I am a CPA in MA and I started reading your book (I found it online and downloaded) but due to tax season I let my wife read it also. She has emailed you in the past.
We pulled away the CHINS court thing as you suggested a few weeks ago. We have seen hot and cold progress. We have tried short-term goals (earn your own money and you can......) this weekend if you xxx you can visit L___'s where all your friends are (That’s where his "good" friends are; that's the home school house where he stayed for a year or so and enjoys returning to).
Now the latest:
D___ has known for about a year that we were planning a family vacation to Walt Disney World in FL. We have been there many times when they were younger, and this is the last trip before my oldest daughter starts college so its being called the "last family vacation before R___'s college."
He agreed to go and even two night's ago called me at work and requested that I bring home some eggs and OJ (this around 10PM). He even said that he would probably be asleep when I got home so he would se me in the morning and that he wanted to cook breakfast for everyone. I reminded him how excited I was about the vacation and that we would have our own kitchen (he likes to cook) and could even bring his own favorite coffee as we are in a timeshare style room. He said "great-i can't wait to get outa here"
Said goodnight and that was that.
Next morning made breakfast everything fine.
During the day a not-so-good influence kid named R__ (old friend-drug friends time period) stopped by and noticed all the trash at the end of the driveway/ street and thought we were throwing away his bike (he left it here all winter) but we did not and talked to D___ a few minutes while picking up his bike. They evidently made some kind of plans.
Get home from work with C___ and D___ immediately tells C___ that he does NOT want to go to vacation but will stay with R___. She said no and left it at that.
He approached me a short time later and told me that R___ is getting his dirt bike repaired for the weekend and wants to remain home and stay there. I said no, the trip has been planned for too long. He asked what could I do to him anyway and he was simply NOT going! I said I would have to place him somewhere but he was going. Then the screaming began swearing, name calling etc while I remained cool as you suggest. I drove him to school this morning and he only lightly said he preferred to stay here as he was exiting the car. I plan on speaking with him today when I pick him up and reminding him that it took a lot to put this thing together, not to mention all the hard work and how much the entire family was expecting him and wanting to be with him.
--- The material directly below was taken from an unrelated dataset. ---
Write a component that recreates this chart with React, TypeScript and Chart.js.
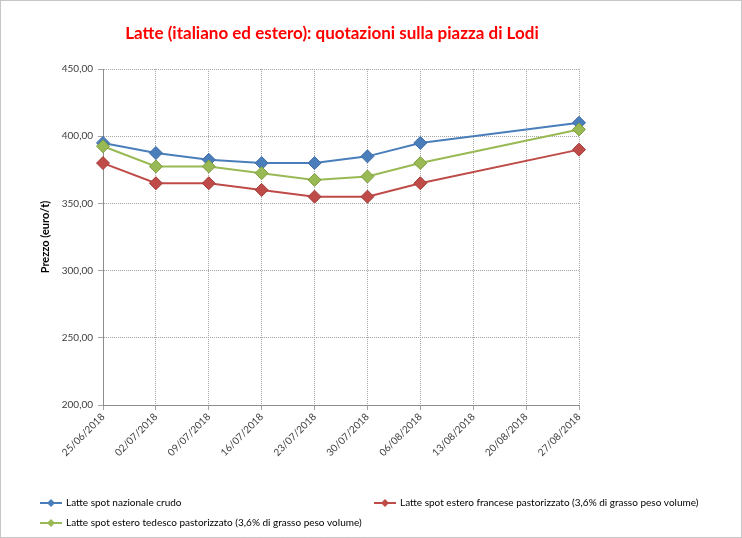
import React, { useEffect, useRef } from "react";
import { Chart, registerables } from "chart.js";

Chart.register(...registerables);

const titleText = "Latte (italiano ed estero): quotazioni sulla piazza di Lodi";
const yTitle = "Prezzo (euro/t)";
const categories = [
  "25/06/2018",
  "02/07/2018",
  "09/07/2018",
  "16/07/2018",
  "23/07/2018",
  "30/07/2018",
  "06/08/2018",
  "13/08/2018",
  "20/08/2018",
  "27/08/2018",
];
const seriesNames = [
  "Latte spot nazionale crudo",
  "Latte spot estero francese pastorizzato (3,6% di grasso peso volume)",
  "Latte spot estero tedesco pastorizzato (3,6% di grasso peso volume)",
];
const nazionale = [395, 387.5, 382.5, 380, 380, 385, 395, null, null, 410];
const francese = [380, 365, 365, 360, 355, 355, 365, null, null, 390];
const tedesco = [392.5, 377.5, 377.5, 372.5, 367.5, 370, 380, null, null, 405];
const yMin = 200;
const yMax = 450;
const yStep = 50;

const colors = ["#4A7EBB", "#BE4B48", "#98B954"];
const borders = ["#3C6AA3", "#A33D3A", "#7F9E40"];
const legendPos = [
  { x: 40, y: 503 },
  { x: 374, y: 503 },
  { x: 40, y: 523 },
];

const FONT = "Lato, 'Open Sans', sans-serif";

const decorPlugin = {
  id: "decor",
  beforeDraw(chart: any) {
    const ctx = chart.ctx;
    ctx.save();
    ctx.fillStyle = "#ffffff";
    ctx.fillRect(0, 0, chart.width, chart.height);
    ctx.restore();
  },
  afterDraw(chart: any) {
    const ctx = chart.ctx;
    ctx.save();
    // border
    ctx.strokeStyle = "#8c8c8c";
    ctx.lineWidth = 1;
    ctx.setLineDash([1, 1]);
    ctx.strokeRect(0.5, 0.5, chart.width - 1, chart.height - 1);
    ctx.setLineDash([]);
    // title
    ctx.fillStyle = "#FF0000";
    ctx.font = "bold 17px " + FONT;
    ctx.textAlign = "center";
    ctx.textBaseline = "middle";
    ctx.fillText(titleText, 332, 34);
    // legend
    ctx.font = "10px " + FONT;
    ctx.textAlign = "left";
    chart.data.datasets.forEach((ds: any, i: number) => {
      const p = legendPos[i];
      ctx.strokeStyle = colors[i];
      ctx.lineWidth = 2;
      ctx.beginPath();
      ctx.moveTo(p.x, p.y);
      ctx.lineTo(p.x + 22, p.y);
      ctx.stroke();
      const cx = p.x + 11;
      const r = 4;
      ctx.fillStyle = colors[i];
      ctx.beginPath();
      ctx.moveTo(cx, p.y - r);
      ctx.lineTo(cx + r, p.y);
      ctx.lineTo(cx, p.y + r);
      ctx.lineTo(cx - r, p.y);
      ctx.closePath();
      ctx.fill();
      ctx.fillStyle = "#000000";
      ctx.fillText(ds.label, p.x + 26, p.y);
    });
    ctx.restore();
  },
};

export default function App() {
  const ref = useRef<HTMLCanvasElement | null>(null);

  useEffect(() => {
    document.body.style.margin = "0";
    const canvas = ref.current;
    if (!canvas) return;
    const mk = (i: number, data: (number | null)[], order: number) => ({
      label: seriesNames[i],
      data,
      borderColor: colors[i],
      backgroundColor: colors[i],
      pointBorderColor: borders[i],
      pointBackgroundColor: colors[i],
      pointStyle: "rectRot",
      pointRadius: 6.5,
      pointBorderWidth: 1,
      borderWidth: 2,
      tension: 0,
      spanGaps: true,
      order,
    });
    const chart = new Chart(canvas, {
      type: "line",
      data: {
        labels: categories,
        datasets: [mk(0, nazionale, 3), mk(1, francese, 2), mk(2, tedesco, 1)],
      },
      plugins: [decorPlugin],
      options: {
        responsive: false,
        animation: false,
        maintainAspectRatio: false,
        layout: { padding: { top: 69, left: 0, right: 163, bottom: 70 } },
        plugins: {
          legend: { display: false },
          title: { display: false },
          tooltip: { enabled: false },
        },
        scales: {
          x: {
            type: "category",
            offset: false,
            grid: {
              display: true,
              color: "#a6a6a6",
              tickLength: 5,
              drawTicks: true,
            },
            border: { display: true, color: "#8c8c8c", dash: [1, 1] },
            ticks: {
              autoSkip: false,
              maxRotation: 45,
              minRotation: 45,
              padding: 1,
              color: "#404040",
              font: { family: FONT, size: 10 },
            },
            afterFit(scale: any) {
              scale.height = 63;
            },
          },
          y: {
            min: yMin,
            max: yMax,
            grid: { color: "#a6a6a6", tickLength: 5 },
            border: { display: true, color: "#8c8c8c", dash: [1, 1] },
            ticks: {
              stepSize: yStep,
              padding: 5,
              color: "#404040",
              font: { family: FONT, size: 10 },
              callback: (v: any) => Number(v).toFixed(2).replace(".", ","),
            },
            title: {
              display: true,
              text: yTitle,
              color: "#000000",
              font: { family: FONT, size: 11, weight: "bold" },
              padding: { top: 39, bottom: 0 },
            },
            afterFit(scale: any) {
              scale.width = 103;
            },
          },
        },
      },
    } as any);
    return () => chart.destroy();
  }, []);

  return <canvas ref={ref} width={742} height={538} style={{ display: "block", width: 742, height: 538 }} />;
}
I did not want to overload you in an email, but I am afraid he might try and spoil the whole trip by running the day of departure, in which case I will have to remain behind to look for him and go my self after the others.
I just do not know what else to do. This after many responsibility talks and more. Doing fine in school but needs friends so I was going to try and offer to help get him a job now that he will be 16 in a couple of weeks (Apr 29).
Any help would be appreciated. We are scheduled to depart Boston tomorrow around 7PM so we need to leave our home around 4PM.
Thanks so much and your book has been very enlightening. Now that tax season is over and I can breathe I can complete it and help C___ implement the steps.
You can one of two things:
1. Issue a warning: “If you choose to go AWOL when we get ready to leave, you’ll choose the consequence, which is I’ll stay home with you – and you’ll be grounded with no privileges.”
This option stinks however. Because in the event he can’t be found at time of departure, you have to follow through with the consequence – or kidnap him and follow behind the others.
2. In the event you have a trusted family member or friend, you could allow your son to stay with them while you’re gone – with one caveat. That is, make sure his temporary caretakers are willing to call the police in the event your son comes up missing from their residence. Advise your son accordingly of this potential consequence.